My view about it is that it is a demographic explanation. There is nothing partisan about it; that is just how it is.

He was explaining the fact that provisional voters are slightly more pro-Labor than the ordinary run of voters.

This bill on electoral funding should be seen in the light of all of the regressive changes that the previous government made to our electoral laws and to the process of democracy in Australia. The Australian Electoral Commission has provided me with some figures on the impact that this change has had on the ability of Australians to cast provisional votes. At each of the last three elections, between 165,000 and 180,000 people cast a provisional vote. In 2001 and 2004, about 50 per cent of those applications were rejected. This was usually on the grounds that the identity of those people could not satisfactorily be established, perhaps because they were not on the roll at the address they gave or because their application was not properly witnessed. This shows that the AEC was doing its job, ensuring that only people who were entitled to vote actually did so.
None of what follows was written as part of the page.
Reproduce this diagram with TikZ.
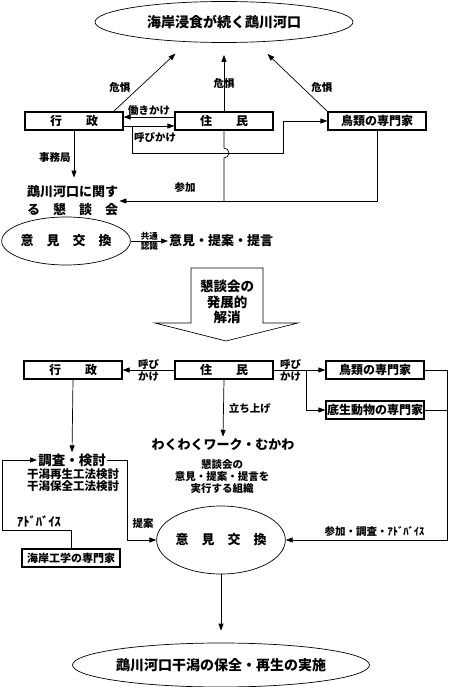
\documentclass[tikz,border=0pt]{standalone}
\usepackage{fontspec}
\setmainfont{Noto Sans CJK JP}
\usetikzlibrary{positioning, calc, arrows.meta, shapes.geometric}
\newcommand{\jpsize}[2]{\fontsize{#1pt}{#2pt}\selectfont}

\begin{document}
\begin{tikzpicture}[x=1pt, y=-1pt,
  dbox/.style={
    draw, line width=1.2pt, minimum width=98pt, minimum height=18pt, inner sep=0pt,
    font=\bfseries\jpsize{12}{14},
    append after command={
      [draw, line width=0.4pt]
      ($(\tikzlastnode.north west)+(2pt,-2pt)$) rectangle ($(\tikzlastnode.south east)+(-2pt,2pt)$)
    }
  },
  cloud/.style={ellipse, draw, line width=0.7pt, inner sep=0pt, font=\bfseries\jpsize{14}{16}},
  conn/.style={-{Triangle[length=7pt, width=5pt]}, line width=0.7pt},
  wire/.style={line width=0.7pt},
  lbl/.style={font=\bfseries\jpsize{10.5}{12}, inner sep=1pt, align=center},
  tiny/.style={font=\bfseries\jpsize{8.5}{9}, inner sep=0.5pt},
  note/.style={font=\bfseries\jpsize{13}{18}, inner sep=1pt, align=left}
]
  \useasboundingbox (0,0) rectangle (450,687);

  % before: the council
  \node[cloud, minimum width=258pt, minimum height=41pt] (coast) at (224,22) {海岸浸食が続く鵡川河口};
  \node[dbox] (gyosei) at (74,121) {行　　政};
  \node[dbox] (jumin)  at (224,121) {住　　民};
  \node[dbox] (chorui) at (377,121) {鳥類の専門家};

  \draw[conn, shorten >=17pt] ([xshift=-10pt]gyosei.north east) -- (coast.209)
    node[lbl, pos=0.35, left=8pt] {危惧};
  \draw[conn, shorten >=12pt] (jumin.north) -- (coast.south)
    node[lbl, pos=0.4] {危惧};
  \draw[conn, shorten >=17pt] (chorui.north west) -- (coast.327)
    node[lbl, pos=0.35, right=8pt] {危惧};

  \draw[conn] ([yshift=4pt]jumin.west) -- ([yshift=4pt]gyosei.east)
    node[lbl, midway, above] {働きかけ};
  \draw[conn] ([yshift=-5pt]gyosei.east) -- ([yshift=-5pt]jumin.west);
  \draw[conn] ([xshift=9pt, yshift=-5pt]gyosei.east) |- (283,153) |- (chorui.west);
  \node[lbl, anchor=west] (yobi) at (133,138) {呼びかけ};

  \node[note, anchor=west] (kondan) at (26,201) {鵡川河口に関す\\る　懇　談　会};
  \draw[conn, shorten >=7pt] (gyosei.south) -- (gyosei.south |- kondan.north)
    node[lbl, midway, left=2pt] {事務局};
  \draw[conn] (chorui.south) |- (kondan.east);
  \draw[wire] (jumin.south) -- (224,148) arc[start angle=90, end angle=-90, radius=5pt]
    -- (jumin.south |- kondan.east);
  \node[lbl] (sanka) at (185,188) {参加};

  \node[cloud, minimum width=104pt, minimum height=48pt, font=\bfseries\jpsize{13}{15}] (iken1) at (66,241) {意　見　交　換};
  \node[note, anchor=west] (teigen) at (168,241) {意見・提案・提言};
  \draw[conn] (iken1.east) -- (teigen.west)
    node[tiny, midway, above] {共通}
    node[tiny, midway, below] {認識};

  % the big arrow
  \draw[wire] (191,268) -- (263,268) -- (263,323) -- (298,323) -- (226,341)
    -- (155,323) -- (191,323) -- cycle;
  \node[font=\bfseries\jpsize{13.5}{15.5}, align=center] (kaisho) at (227,302) {懇談会の\\発展的\\解消};

  % after: the working group
  \node[dbox] (gyosei2) at (73,370)  {行　　政};
  \node[dbox] (jumin2)  at (224,370) {住　　民};
  \node[dbox] (chorui2) at (375,370) {鳥類の専門家};
  \node[dbox] (teisei)  at (375,410) {底生動物の専門家};

  \draw[conn] (jumin2.west) -- (gyosei2.east) node[lbl, midway] {呼び\\かけ};
  \draw[conn] (jumin2.east) -- (chorui2.west) node[lbl, pos=0.33] {呼び\\かけ};
  \coordinate (split) at (306,370);
  \draw[conn] (split) |- (teisei.west);

  \node[font=\bfseries\jpsize{13}{15}, inner sep=2pt] (waku) at (223,445) {わくわくワーク・むかわ};
  \draw[conn] (jumin2.south) -- (waku.north) node[lbl, midway, right=4pt] {立ち上げ};
  \node[font=\bfseries\jpsize{10.5}{12}, align=center] (soshiki) at (222,477) {懇談会の\\意見・提案・提言を\\実行する組織};

  \node[font=\bfseries\jpsize{13.5}{15}, inner sep=1pt] (chosa) at (72,460) {調査・検討};
  \draw[conn] (gyosei2.south) -- (chosa.north);
  \node[font=\bfseries\jpsize{11.5}{12}, align=center] (koho) at (73,480) {干潟再生工法検討\\干潟保全工法検討};

  \node[dbox, font=\bfseries\jpsize{11}{13}] (kaigan) at (71,558) {海岸工学の専門家};
  \coordinate (advc) at (2,530);
  \draw[conn] (kaigan.north) |- (advc) |- (chosa.west);
  \node[lbl, font=\bfseries\jpsize{12.5}{13}] (adv) at (39,522) {ｱﾄﾞﾊﾞｲｽ};

  \node[cloud, minimum width=120pt, minimum height=68pt, font=\bfseries\jpsize{13}{15}] (iken2) at (221,540) {意　見　交　換};
  \coordinate (teian) at (127,540);
  \draw[conn] (chosa.east) -| (teian) -- (iken2.west);
  \node[lbl] (teianlbl) at (143,524) {提案};

  \coordinate (rline) at (447,540);
  \draw[conn] (chorui2.east) -| (rline) -- (iken2.east)
    node[lbl, pos=0.45, above=2pt] {参加・調査・ｱﾄﾞﾊﾞｲｽ};
  \draw[wire] (teisei.east) -- (teisei.east -| rline);

  \node[cloud, minimum width=258pt, minimum height=44pt] (goal) at (221,665) {鵡川河口干潟の保全・再生の実施};
  \draw[conn, shorten >=12pt] (iken2.south) -- (goal.north);
\end{tikzpicture}
\end{document}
What all Australians should know about the previous government and their rorts that influenced the last election, however, is that in the 2007 election the proportion of applications rejected jumped to 86 per cent—that is, about 60,000 Australians who applied to cast a provisional vote were rejected. What was the explanation for that sudden rise? Was it that 60,000 people had suddenly become enrolled at false addresses or had forgotten to sign their names? No. It was because they were unable to provide photo ID, as required by the Howard government’s regressive changes to the act or, more likely, because they did not realise that they were required to do so.

We have a compulsory voting system in Australia; we ought to be doing everything we can to widen the franchise, not to minimise it. Taking 60,000 Australians off the electoral roll is just like the coalition’s opposition to this legislation—typical of their regressive behaviour as far as Australian democracy is concerned. The great majority of the voters, in other words, were honest citizens who were entitled to vote and who wanted to vote but were prevented from doing so by these quite unnecessary changes to the Electoral Act. We do not have to look very far to find out who these people were; people who wanted to cast a provisional vote but were unable to do so either because they were unable to provide photo ID or because they did not realise they were required to do so are likely to be first-time voters, people whose language is not English, new citizens, Indigenous people, people with disabilities sufficient to prevent them holding a drivers licence and people on low incomes, who are less likely to have passports. All of these categories are, on balance, more likely to be Labor or Green voters than Liberal or National Party voters.

When you look at the fundraising and transparency issues together with the early closure of the roll and these changes to provisional voting, you understand why people like the Democratic Audit of Australia and Professor Costar are concerned about Australian democracy and think that the changes made by the opposition are very regressive.